Third, in my online dealings I discovered that Babylon Revisited was interested in 1920s-30’s mysteries with Art Deco jackets, by authors like Oppenheim and Van Dyne and that they were coming to the fair. So I made sure of bringing a dozen from my stock—and sure enough, they bought $320 worth of books. It does pays off to keep one’s ears on the grapevine and web-vine for potential sales.
Fourth, never underestimate the power of genre fiction or bookmark ads. At Printers Row I met two collectors of 1940s-50s Sci-Fi, and told them I had a good selection and would bring some of the better titles to Plumbers Hall. I handed them the bookmark ads given me by Chris Rohe, our fair manager, and presto, it was as if they were beamed down on Washington Street in October. I sold 9 titles, including three of the early Shasta and Fantasy Press titles I found in an obscure little bookshop somewhere in eastern Indiana (sorry folks, must protect my sources!).
I owe my grandfather two things — my fastidiousness and my organizational ability. They may have made me a doofus, but both helped me to plan a fair well ahead of the date.
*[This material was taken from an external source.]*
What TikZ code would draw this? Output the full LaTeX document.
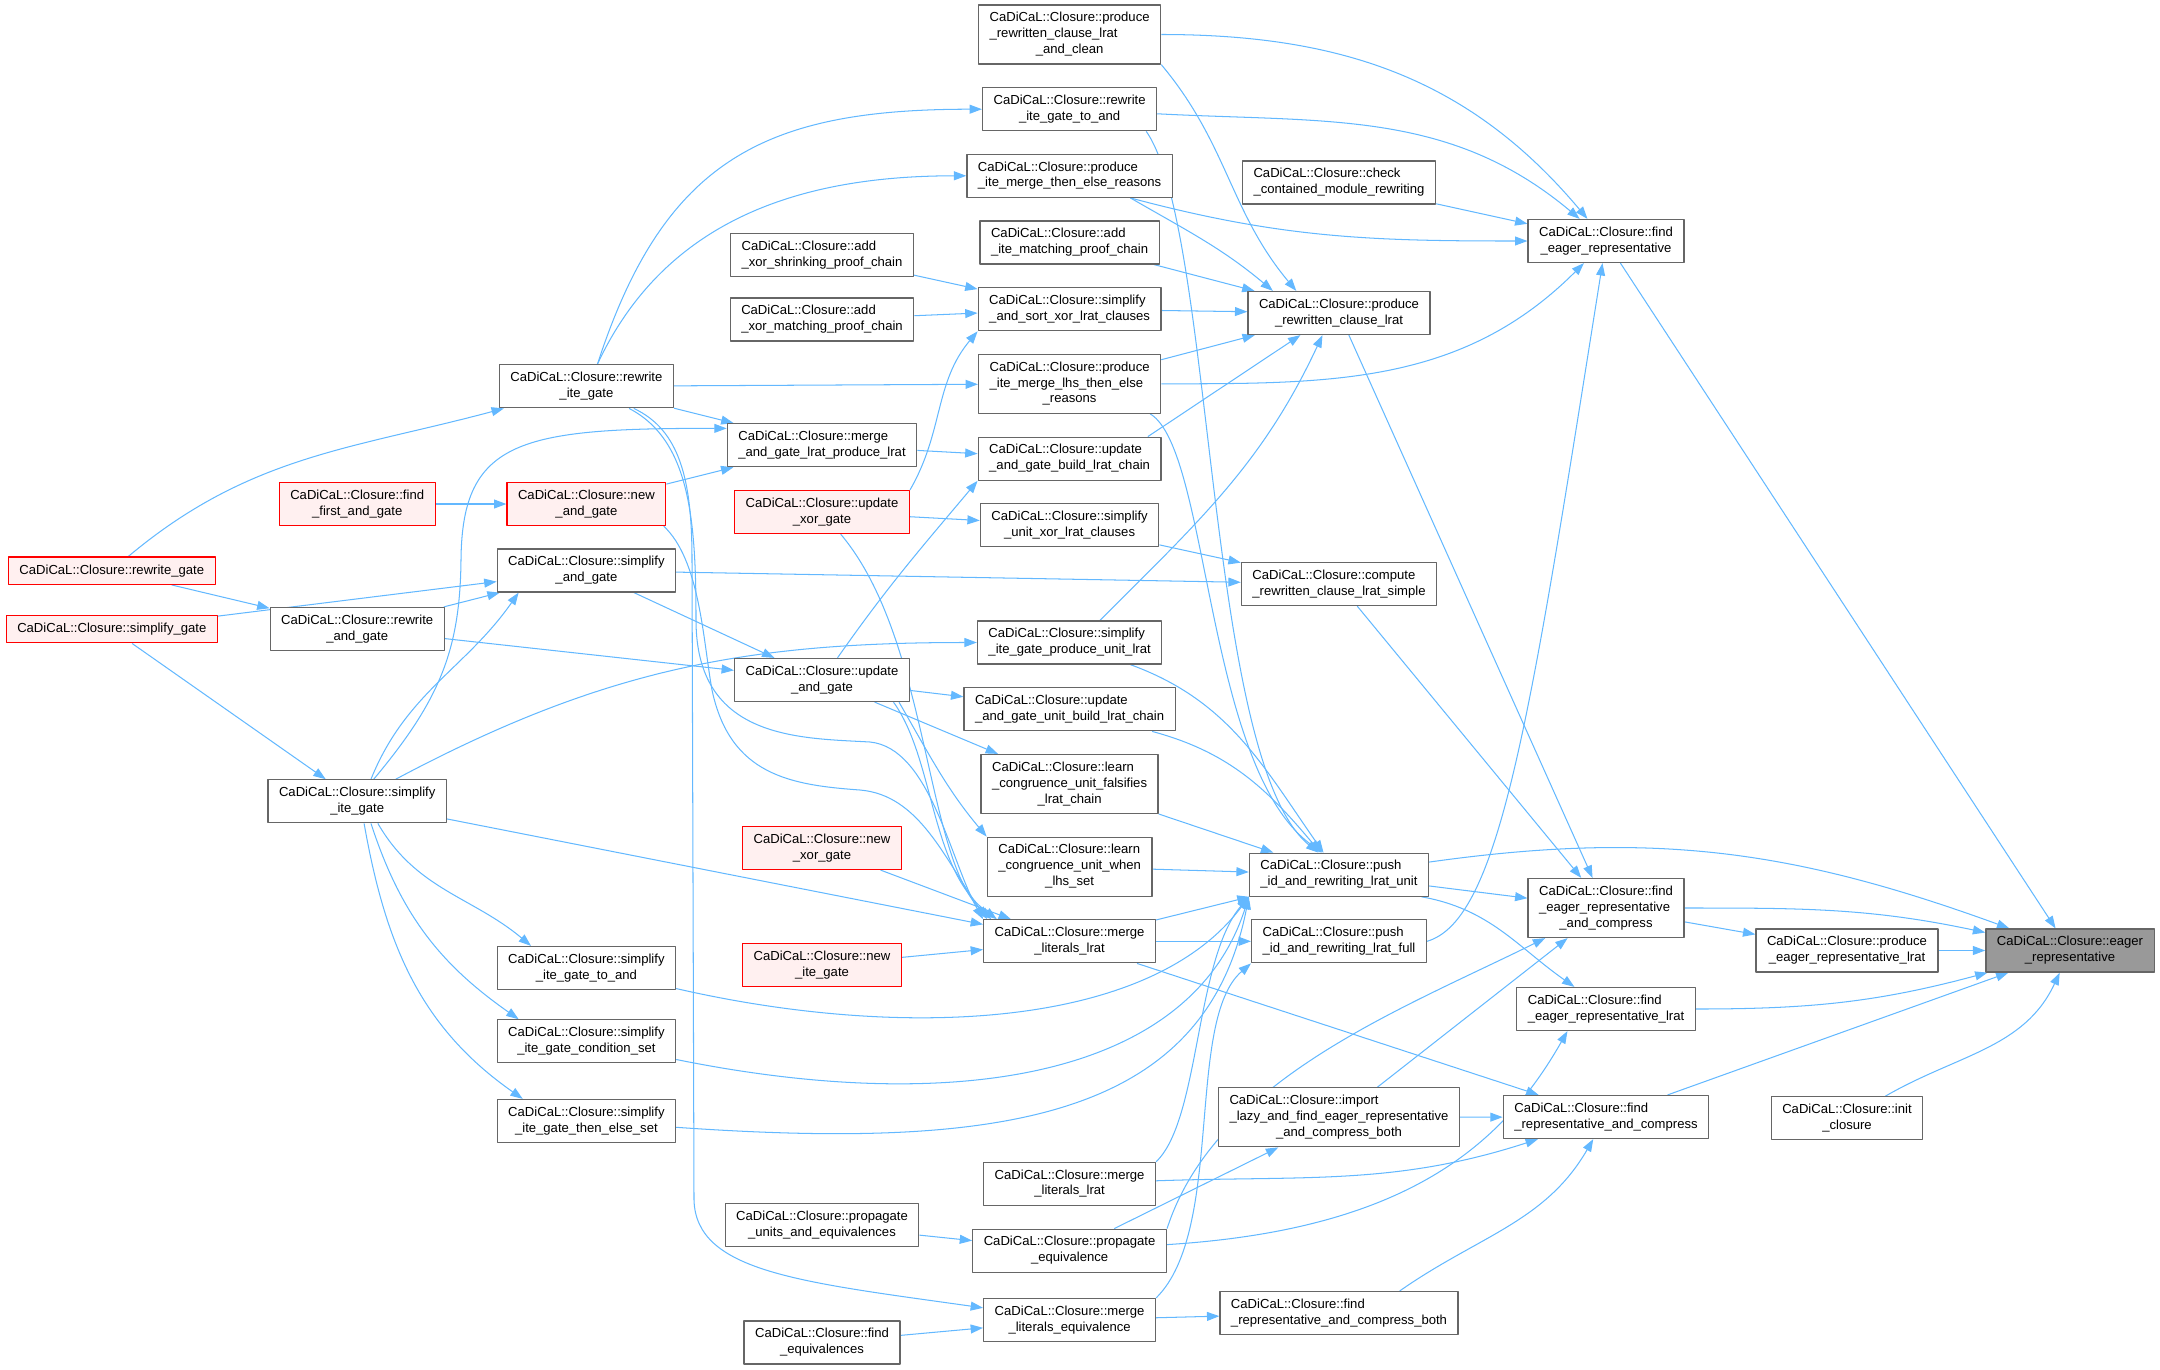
\documentclass[tikz,border=0pt]{standalone}
\usepackage{fontspec}
\setmainfont{Liberation Sans}
\usetikzlibrary{arrows.meta,backgrounds}
\definecolor{edgeblue}{HTML}{63B8FF}
\definecolor{boxgray}{HTML}{666666}
\definecolor{maingray}{HTML}{999999}
\definecolor{redfill}{HTML}{FFF0F0}
\newcommand{\fnfont}{\fontsize{9.5}{11.6}\selectfont}
\newcommand{\lbltwo}[2]{\begin{tabular}{@{}l@{}}#1\\\multicolumn{1}{@{}c@{}}{#2}\end{tabular}}
\newcommand{\lblthree}[3]{\begin{tabular}{@{}l@{}}#1\\#2\\\multicolumn{1}{@{}c@{}}{#3}\end{tabular}}

\begin{document}
\begin{tikzpicture}[x=0.726pt,y=-0.726pt,line cap=round,line join=round,
  fn/.style={draw=boxgray,fill=white,line width=0.9pt,inner xsep=8pt,inner ysep=4pt,minimum height=19.8pt,font=\fnfont,text=black},
  fnred/.style={fn,draw=red,fill=redfill},
  fnmain/.style={fn,fill=maingray},
  call/.style={draw=edgeblue,line width=0.75pt,-{Triangle[length=9pt,width=6.5pt]}}]
  \useasboundingbox (0,0) rectangle (2160,1369);

  % callee and its direct callers
  \node[fnmain] (eager) at (2070,950.5) {\lbltwo{CaDiCaL::Closure::eager}{\_representative}};
  \node[fn] (pelrat) at (1847,950.5) {\lbltwo{CaDiCaL::Closure::produce}{\_eager\_representative\_lrat}};
  \node[fn] (init) at (1847,1118.3) {\lbltwo{CaDiCaL::Closure::init}{\_closure}};
  \node[fn] (findeager) at (1606,241) {\lbltwo{CaDiCaL::Closure::find}{\_eager\_representative}};
  \node[fn] (fercomp) at (1606,908) {\lblthree{CaDiCaL::Closure::find}{\_eager\_representative}{\_and\_compress}};
  \node[fn] (ferlrat) at (1606,1009) {\lbltwo{CaDiCaL::Closure::find}{\_eager\_representative\_lrat}};
  \node[fn] (frc) at (1606,1117) {\lbltwo{CaDiCaL::Closure::find}{\_representative\_and\_compress}};

  \node[fn] (check) at (1339,182.5) {\lbltwo{CaDiCaL::Closure::check}{\_contained\_module\_rewriting}};
  \node[fn] (prclrat) at (1339,313) {\lbltwo{CaDiCaL::Closure::produce}{\_rewritten\_clause\_lrat}};
  \node[fn] (simple) at (1339,584) {\lbltwo{CaDiCaL::Closure::compute}{\_rewritten\_clause\_lrat\_simple}};
  \node[fn] (pushunit) at (1339,874.7) {\lbltwo{CaDiCaL::Closure::push}{\_id\_and\_rewriting\_lrat\_unit}};
  \node[fn] (pushfull) at (1339,941.3) {\lbltwo{CaDiCaL::Closure::push}{\_id\_and\_rewriting\_lrat\_full}};
  \node[fn] (import) at (1339,1117.3) {\lblthree{CaDiCaL::Closure::import}{\_lazy\_and\_find\_eager\_representative}{\_and\_compress\_both}};
  \node[fn] (frcboth) at (1339,1313) {\lbltwo{CaDiCaL::Closure::find}{\_representative\_and\_compress\_both}};

  \node[fn] (clean) at (1069.6,34.5) {\lblthree{CaDiCaL::Closure::produce}{\_rewritten\_clause\_lrat}{\_and\_clean}};
  \node[fn] (rite2and) at (1069.6,109.2) {\lbltwo{CaDiCaL::Closure::rewrite}{\_ite\_gate\_to\_and}};
  \node[fn] (itemte) at (1069.6,175.8) {\lbltwo{CaDiCaL::Closure::produce}{\_ite\_merge\_then\_else\_reasons}};
  \node[fn] (iteproof) at (1069.6,242.5) {\lbltwo{CaDiCaL::Closure::add}{\_ite\_matching\_proof\_chain}};
  \node[fn] (sortxor) at (1069.6,309.2) {\lbltwo{CaDiCaL::Closure::simplify}{\_and\_sort\_xor\_lrat\_clauses}};
  \node[fn] (lhste) at (1069.6,383.8) {\lblthree{CaDiCaL::Closure::produce}{\_ite\_merge\_lhs\_then\_else}{\_reasons}};
  \node[fn] (andbuild) at (1069.6,458.7) {\lbltwo{CaDiCaL::Closure::update}{\_and\_gate\_build\_lrat\_chain}};
  \node[fn] (unitxor) at (1069.6,525.3) {\lbltwo{CaDiCaL::Closure::simplify}{\_unit\_xor\_lrat\_clauses}};
  \node[fn] (iteunit) at (1069.6,642.5) {\lbltwo{CaDiCaL::Closure::simplify}{\_ite\_gate\_produce\_unit\_lrat}};
  \node[fn] (andunit) at (1069.6,709.3) {\lbltwo{CaDiCaL::Closure::update}{\_and\_gate\_unit\_build\_lrat\_chain}};
  \node[fn] (falsif) at (1069.6,784) {\lblthree{CaDiCaL::Closure::learn}{\_congruence\_unit\_falsifies}{\_lrat\_chain}};
  \node[fn] (whenlhs) at (1069.6,866.7) {\lblthree{CaDiCaL::Closure::learn}{\_congruence\_unit\_when}{\_lhs\_set}};
  \node[fn] (mlrat1) at (1069.6,941.3) {\lbltwo{CaDiCaL::Closure::merge}{\_literals\_lrat}};
  \node[fn] (mlrat2) at (1069.6,1183.8) {\lbltwo{CaDiCaL::Closure::merge}{\_literals\_lrat}};
  \node[fn] (propeq) at (1069.6,1250.7) {\lbltwo{CaDiCaL::Closure::propagate}{\_equivalence}};
  \node[fn] (mleq) at (1069.6,1320) {\lbltwo{CaDiCaL::Closure::merge}{\_literals\_equivalence}};

  \node[fn] (addxorshrink) at (822,255) {\lbltwo{CaDiCaL::Closure::add}{\_xor\_shrinking\_proof\_chain}};
  \node[fn] (addxormatch) at (822,319.6) {\lbltwo{CaDiCaL::Closure::add}{\_xor\_matching\_proof\_chain}};
  \node[fn] (mandlrat) at (822,445.2) {\lbltwo{CaDiCaL::Closure::merge}{\_and\_gate\_lrat\_produce\_lrat}};
  \node[fnred] (updxor) at (822,512) {\lbltwo{CaDiCaL::Closure::update}{\_xor\_gate}};
  \node[fn] (updand) at (822,680) {\lbltwo{CaDiCaL::Closure::update}{\_and\_gate}};
  \node[fnred] (newxor) at (822,848) {\lbltwo{CaDiCaL::Closure::new}{\_xor\_gate}};
  \node[fnred] (newite) at (822,965) {\lbltwo{CaDiCaL::Closure::new}{\_ite\_gate}};
  \node[fn] (propuae) at (822,1225) {\lbltwo{CaDiCaL::Closure::propagate}{\_units\_and\_equivalences}};
  \node[fn] (findeq) at (822,1342.5) {\lbltwo{CaDiCaL::Closure::find}{\_equivalences}};

  \node[fn] (ritegate) at (586.4,386.3) {\lbltwo{CaDiCaL::Closure::rewrite}{\_ite\_gate}};
  \node[fnred] (newand) at (586.4,504) {\lbltwo{CaDiCaL::Closure::new}{\_and\_gate}};
  \node[fn] (sandgate) at (586.4,570.5) {\lbltwo{CaDiCaL::Closure::simplify}{\_and\_gate}};
  \node[fn] (site2and) at (586.4,968) {\lbltwo{CaDiCaL::Closure::simplify}{\_ite\_gate\_to\_and}};
  \node[fn] (sitecond) at (586.4,1041.3) {\lbltwo{CaDiCaL::Closure::simplify}{\_ite\_gate\_condition\_set}};
  \node[fn] (sitete) at (586.4,1121) {\lbltwo{CaDiCaL::Closure::simplify}{\_ite\_gate\_then\_else\_set}};

  \node[fnred] (ffand) at (357.2,504) {\lbltwo{CaDiCaL::Closure::find}{\_first\_and\_gate}};
  \node[fn] (rwand) at (357.2,629) {\lbltwo{CaDiCaL::Closure::rewrite}{\_and\_gate}};
  \node[fn] (sitegate) at (357.2,801.3) {\lbltwo{CaDiCaL::Closure::simplify}{\_ite\_gate}};
  \node[fnred] (rwgate) at (111.8,570.7) {CaDiCaL::Closure::rewrite\_gate};
  \node[fnred] (simpgate) at (111.8,629.2) {CaDiCaL::Closure::simplify\_gate};

  \begin{scope}[on background layer]
  % into eager_representative
  \draw[call] (findeager) -- (eager);
  \draw[call] (pushunit) to[out=8,in=160] (eager);
  \draw[call] (fercomp) to[out=0,in=168] (eager);
  \draw[call] (pelrat) -- (eager);
  \draw[call] (ferlrat) to[out=0,in=195] (eager);
  \draw[call] (frc) -- (eager);
  \draw[call] (init) to[out=30,in=-115] (eager);
  \draw[call] (fercomp) -- (pelrat);

  \draw[call] (clean) to[out=0,in=130] (findeager);
  \draw[call] (rite2and) to[out=-3,in=140] (findeager);
  \draw[call] (check) -- (findeager);
  \draw[call] (itemte.-20) to[out=-15,in=180] (findeager);
  \draw[call] (lhste) to[out=0,in=-135] (findeager);
  \draw[call] (pushfull.east) .. controls (1500,920) and (1530,720) .. (findeager);

  \draw[call] (prclrat) -- (fercomp);
  \draw[call] (simple) -- (fercomp);
  \draw[call] (pushunit) -- (fercomp);
  \draw[call] (import) -- (fercomp);
  \draw[call] (propeq.north east) .. controls (1215,1080) and (1400,1010) .. (fercomp);
  \draw[call] (pushunit.-15) to[out=-10,in=145] (ferlrat);
  \draw[call] (propeq) .. controls (1400,1230) and (1500,1150) .. ([xshift=-28pt]ferlrat.south);
  \draw[call] (mlrat1) -- (frc);
  \draw[call] (import) -- (frc);
  \draw[call] (mlrat2) to[out=2,in=-162] (frc);
  \draw[call] (frcboth.20) to[out=35,in=-120] (frc);

  \draw[call] (clean.south east) to[out=-50,in=130] ([xshift=-31pt]prclrat.north);
  \draw[call] (itemte.-20) to[out=-30,in=140] ([xshift=-48pt]prclrat.north);
  \draw[call] (iteproof) -- (prclrat);
  \draw[call] (sortxor) -- (prclrat);
  \draw[call] (lhste) -- (prclrat);
  \draw[call] ([xshift=-10pt]andbuild.north east) -- ([xshift=-28pt]prclrat.south);
  \draw[call] ([xshift=22pt]iteunit.north) to[out=45,in=-115] ([xshift=-12pt]prclrat.south);
  \draw[call] (unitxor) -- (simple);
  \draw[call] (sandgate) -- (simple);

  \draw[call] ([xshift=-8pt]rite2and.south east) .. controls (1215,230) and (1205,760) .. ([xshift=-15pt]pushunit.north);
  \draw[call] ([xshift=-8pt]lhste.south east) .. controls (1210,450) and (1205,770) .. ([xshift=-12pt]pushunit.north);
  \draw[call] (iteunit) to[out=-20,in=125] (pushunit);
  \draw[call] (andunit) to[out=-15,in=130] (pushunit);
  \draw[call] (falsif) -- (pushunit);
  \draw[call] (whenlhs) -- (pushunit);
  \draw[call] (mlrat1) -- (pushunit);
  \draw[call] (site2and) .. controls (900,1040) and (1150,1030) .. (pushunit.south west);
  \draw[call] (sitecond) .. controls (950,1115) and (1190,1080) .. (pushunit.south west);
  \draw[call] (sitete) .. controls (1000,1150) and (1205,1120) .. (pushunit.south west);
  \draw[call] (mlrat2.north east) .. controls (1200,1120) and (1195,960) .. (pushunit.south west);
  \draw[call] (mlrat1) -- (pushfull);
  \draw[call] (mleq.north east) .. controls (1225,1230) and (1185,1020) .. (pushfull.south west);
  \draw[call] (propeq) -- (import);
  \draw[call] (mleq) -- (frcboth);

  % callers of the middle column
  \draw[call] ([xshift=8pt]ritegate.north) to[out=72,in=180,looseness=1.2] (rite2and);
  \draw[call] ([xshift=8pt]ritegate.north) to[out=65,in=180] (itemte);
  \draw[call] (ritegate) -- (lhste);
  \draw[call] (addxorshrink) -- (sortxor);
  \draw[call] (addxormatch) -- (sortxor);
  \draw[call] (updxor.north east) to[out=60,in=-130] (sortxor.south west);
  \draw[call] (mandlrat) -- (andbuild);
  \draw[call] (updand) to[out=55,in=-130] (andbuild.south west);
  \draw[call] (updxor) -- (unitxor);
  \draw[call] ([xshift=28pt]sitegate.north) to[out=28,in=180] (iteunit);
  \draw[call] (updand) -- (andunit);
  \draw[call] (updand) -- (falsif);
  \draw[call] ([xshift=-8pt]updand.south east) to[out=-60,in=130] (whenlhs.north west);
  \draw[call] (propuae) -- (propeq);
  \draw[call] (findeq) -- (mleq);
  \draw[call] (ritegate) .. controls (680,430) and (692,480) .. (692,560) -- (694,1200) .. controls (696,1272) and (800,1282) .. (mleq);

  \draw[call] (ritegate) .. controls (690,440) and (696,520) .. (696,620) .. controls (696,740) and (800,738) .. (870,742) .. controls (930,748) and (950,860) .. (mlrat1.north west);
  \draw[call] ([xshift=-2pt]newand.south east) .. controls (700,560) and (703,640) .. (712,690) .. controls (730,775) and (790,785) .. (860,790) .. controls (920,795) and (945,860) .. ([xshift=3pt]mlrat1.north west);
  \draw[call] (updxor) .. controls (930,640) and (925,860) .. ([xshift=6pt]mlrat1.north west);
  \draw[call] ([xshift=-12pt]updand.south east) .. controls (935,760) and (930,870) .. ([xshift=10pt]mlrat1.north west);
  \draw[call] (newxor) -- (mlrat1);
  \draw[call] (newite) -- (mlrat1);
  \draw[call] (sitegate) -- (mlrat1);

  \draw[call] (ritegate) -- (mandlrat);
  \draw[call] ([xshift=12pt]sitegate.north) .. controls (440,700) and (460,650) .. (461,560) .. controls (462,440) and (520,428) .. (mandlrat.170);
  \draw[call] (newand) -- (mandlrat);
  \draw[call] (sandgate) -- (updand);
  \draw[call] (rwand) -- (updand);

  % left part
  \draw[call] ([xshift=12pt]rwgate.north) to[out=40,in=195] (ritegate);
  \draw[call] (ffand) -- (newand);
  \draw[call] (simpgate) -- (sandgate);
  \draw[call] (rwand) -- (sandgate);
  \draw[call] ([xshift=10pt]sitegate.north) to[out=68,in=-125] ([xshift=16pt]sandgate.south west);
  \draw[call] ([xshift=15pt]sitegate.south) to[out=-60,in=140] ([xshift=25pt]site2and.north west);
  \draw[call] ([xshift=10pt]sitegate.south) to[out=-72,in=145] ([xshift=16pt]sitecond.north west);
  \draw[call] ([xshift=5pt]sitegate.south) to[out=-80,in=145] ([xshift=19pt]sitete.north west);
  \draw[call] (rwgate) -- (rwand);
  \draw[call] (simpgate) -- (sitegate);
  \end{scope}
\end{tikzpicture}
\end{document}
In my attached, climate-controlled garage I keep six folding bookcases, the same six I take to the fair (I normally rent two tables, though last time I spread them out over three after Chris offered one more at a bargain rate). These cases have labels on each shelf for each of the categories I know are in demand, and during the months preceding a fair, whenever I find a book I know has a chance to sell, I clean it up, put the jacket in a Brodart, price it according to what I know my Chicago clients want to pay, and save it on the shelf until fair day.
Selling at a book fair can be a really rewarding experience from many angles. You have the satisfaction of seeing your judgment in books validated. You experience the thrill of placing good books in the hands of readers and collectors who will give them (and you) some permanence in their libraries. And you take pride in knowing that you have contributed to the cultural and material betterment not only of this great city, but of your loved ones.